++++ GIVEN RECORDS ++++

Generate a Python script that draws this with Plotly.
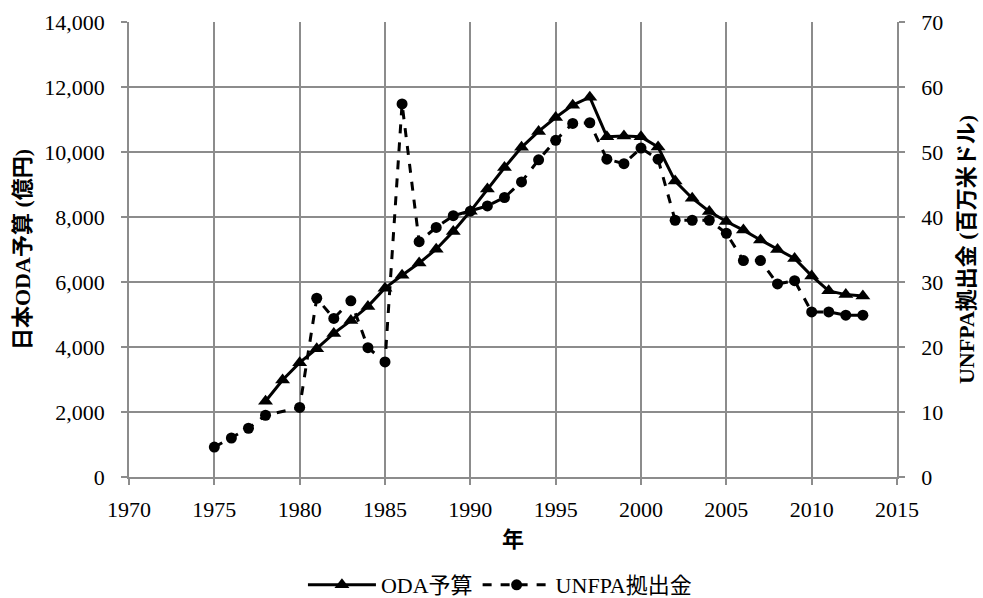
import plotly.graph_objects as go

oda_years = list(range(1978, 2014))
oda_budget = [2332, 2985, 3517, 3950, 4418, 4813, 5250, 5810, 6207, 6582,
              7010, 7557, 8175, 8860, 9522, 10144, 10633, 11060, 11442, 11687,
              10473, 10489, 10466, 10152, 9106, 8578, 8169, 7862, 7597, 7293,
              7002, 6722, 6187, 5727, 5612, 5573]

unfpa_years = [1975, 1976, 1977, 1978, 1980, 1981, 1982, 1983, 1984, 1985,
               1986, 1987, 1988, 1989, 1990, 1991, 1992, 1993, 1994, 1995,
               1996, 1997, 1998, 1999, 2000, 2001, 2002, 2003, 2004, 2005,
               2006, 2007, 2008, 2009, 2010, 2011, 2012, 2013]
unfpa_contrib = [4.6, 6.0, 7.5, 9.5, 10.7, 27.5, 24.4, 27.1, 19.9, 17.7,
                 57.4, 36.2, 38.4, 40.2, 40.9, 41.7, 43.0, 45.4, 48.8, 51.8,
                 54.4, 54.5, 48.9, 48.2, 50.6, 48.9, 39.5, 39.5, 39.5, 37.5,
                 33.3, 33.3, 29.7, 30.2, 25.4, 25.4, 24.9, 24.9]

x_ticks = list(range(1970, 2016, 5))
left_ticks = list(range(0, 14001, 2000))
right_ticks = list(range(0, 71, 10))

FONT = "Liberation Serif, Noto Sans CJK JP"
GRID = "#8c8c8c"
FS = 22
TICKFONT = dict(family="Liberation Serif", size=FS, color="black")

fig = go.Figure()
fig.add_trace(go.Scatter(
    x=oda_years, y=oda_budget, name="ODA予算", mode="lines+markers",
    line=dict(color="black", width=3),
    marker=dict(symbol="triangle-up", size=13, color="black"),
    yaxis="y"))
fig.add_trace(go.Scatter(
    x=unfpa_years, y=unfpa_contrib, name="UNFPA拠出金", mode="lines+markers",
    line=dict(color="black", width=3, dash="dash"),
    marker=dict(symbol="circle", size=11, color="black"),
    yaxis="y2"))

axis_common = dict(showline=True, linecolor=GRID, linewidth=1.5,
                   ticks="outside", ticklen=6, tickwidth=1.5, tickcolor=GRID,
                   zeroline=False, automargin=False, tickfont=TICKFONT)

fig.update_layout(
    width=983, height=598,
    margin=dict(l=129, r=86, t=22, b=121),
    paper_bgcolor="white", plot_bgcolor="white",
    font=dict(family=FONT, size=FS, color="black"),
    xaxis=dict(range=[1970, 2015], tickvals=x_ticks, showgrid=True,
               gridcolor=GRID, gridwidth=1.5, ticklabelstandoff=6,
               title=dict(text="<b>年</b>", font=dict(size=FS), standoff=10),
               **axis_common),
    yaxis=dict(range=[0, 14000], tickvals=left_ticks, tickformat=",",
               showgrid=True, gridcolor=GRID, gridwidth=1.5,
               ticklabelstandoff=12,
               title=dict(text="<b>日本ODA予算 (億円)</b>", font=dict(size=FS),
                          standoff=8),
               **axis_common),
    yaxis2=dict(range=[0, 70], tickvals=right_ticks, overlaying="y",
                side="right", showgrid=False, ticklabelstandoff=12,
                title=dict(text="<b>UNFPA拠出金 (百万米ドル)</b>",
                           font=dict(size=FS), standoff=16),
                **axis_common),
    legend=dict(orientation="h", x=0.483, xanchor="center", y=0.0217,
                yref="container", yanchor="middle", font=dict(size=FS),
                itemwidth=68, traceorder="normal"),
    showlegend=True,
)

fig.write_html("out.html",
               config={"displayModeBar": False},
               post_script="document.body.style.margin='0';")
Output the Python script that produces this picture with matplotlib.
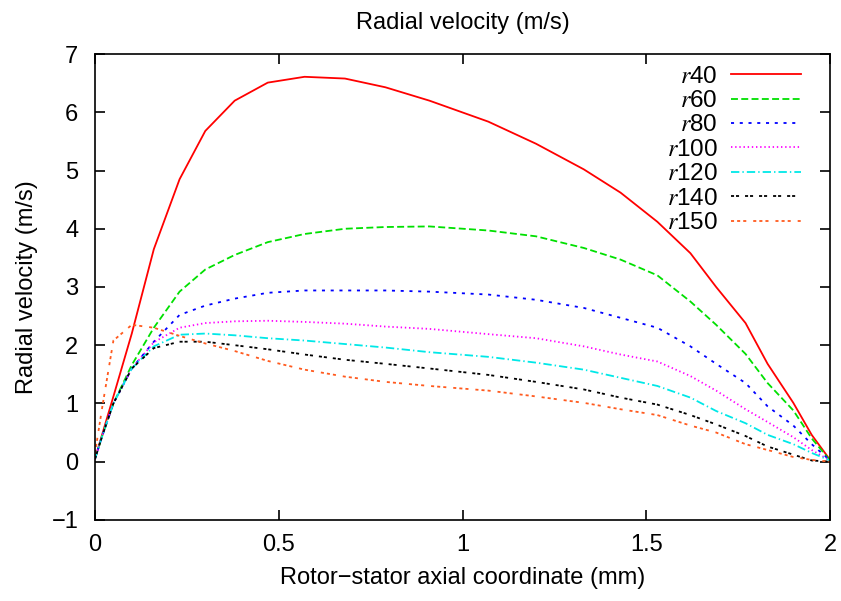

++++

> **REQUEST**: Drop the images and quote the entries word for word.

> **WRITTEN RESPONSE**:
Generate a Python script that draws this with Plotly.
import plotly.graph_objects as go

oda_years = list(range(1978, 2014))
oda_budget = [2332, 2985, 3517, 3950, 4418, 4813, 5250, 5810, 6207, 6582,
              7010, 7557, 8175, 8860, 9522, 10144, 10633, 11060, 11442, 11687,
              10473, 10489, 10466, 10152, 9106, 8578, 8169, 7862, 7597, 7293,
              7002, 6722, 6187, 5727, 5612, 5573]

unfpa_years = [1975, 1976, 1977, 1978, 1980, 1981, 1982, 1983, 1984, 1985,
               1986, 1987, 1988, 1989, 1990, 1991, 1992, 1993, 1994, 1995,
               1996, 1997, 1998, 1999, 2000, 2001, 2002, 2003, 2004, 2005,
               2006, 2007, 2008, 2009, 2010, 2011, 2012, 2013]
unfpa_contrib = [4.6, 6.0, 7.5, 9.5, 10.7, 27.5, 24.4, 27.1, 19.9, 17.7,
                 57.4, 36.2, 38.4, 40.2, 40.9, 41.7, 43.0, 45.4, 48.8, 51.8,
                 54.4, 54.5, 48.9, 48.2, 50.6, 48.9, 39.5, 39.5, 39.5, 37.5,
                 33.3, 33.3, 29.7, 30.2, 25.4, 25.4, 24.9, 24.9]

x_ticks = list(range(1970, 2016, 5))
left_ticks = list(range(0, 14001, 2000))
right_ticks = list(range(0, 71, 10))

FONT = "Liberation Serif, Noto Sans CJK JP"
GRID = "#8c8c8c"
FS = 22
TICKFONT = dict(family="Liberation Serif", size=FS, color="black")

fig = go.Figure()
fig.add_trace(go.Scatter(
    x=oda_years, y=oda_budget, name="ODA予算", mode="lines+markers",
    line=dict(color="black", width=3),
    marker=dict(symbol="triangle-up", size=13, color="black"),
    yaxis="y"))
fig.add_trace(go.Scatter(
    x=unfpa_years, y=unfpa_contrib, name="UNFPA拠出金", mode="lines+markers",
    line=dict(color="black", width=3, dash="dash"),
    marker=dict(symbol="circle", size=11, color="black"),
    yaxis="y2"))

axis_common = dict(showline=True, linecolor=GRID, linewidth=1.5,
                   ticks="outside", ticklen=6, tickwidth=1.5, tickcolor=GRID,
                   zeroline=False, automargin=False, tickfont=TICKFONT)

fig.update_layout(
    width=983, height=598,
    margin=dict(l=129, r=86, t=22, b=121),
    paper_bgcolor="white", plot_bgcolor="white",
    font=dict(family=FONT, size=FS, color="black"),
    xaxis=dict(range=[1970, 2015], tickvals=x_ticks, showgrid=True,
               gridcolor=GRID, gridwidth=1.5, ticklabelstandoff=6,
               title=dict(text="<b>年</b>", font=dict(size=FS), standoff=10),
               **axis_common),
    yaxis=dict(range=[0, 14000], tickvals=left_ticks, tickformat=",",
               showgrid=True, gridcolor=GRID, gridwidth=1.5,
               ticklabelstandoff=12,
               title=dict(text="<b>日本ODA予算 (億円)</b>", font=dict(size=FS),
                          standoff=8),
               **axis_common),
    yaxis2=dict(range=[0, 70], tickvals=right_ticks, overlaying="y",
                side="right", showgrid=False, ticklabelstandoff=12,
                title=dict(text="<b>UNFPA拠出金 (百万米ドル)</b>",
                           font=dict(size=FS), standoff=16),
                **axis_common),
    legend=dict(orientation="h", x=0.483, xanchor="center", y=0.0217,
                yref="container", yanchor="middle", font=dict(size=FS),
                itemwidth=68, traceorder="normal"),
    showlegend=True,
)

fig.write_html("out.html",
               config={"displayModeBar": False},
               post_script="document.body.style.margin='0';")
Output the Python script that produces this picture with matplotlib.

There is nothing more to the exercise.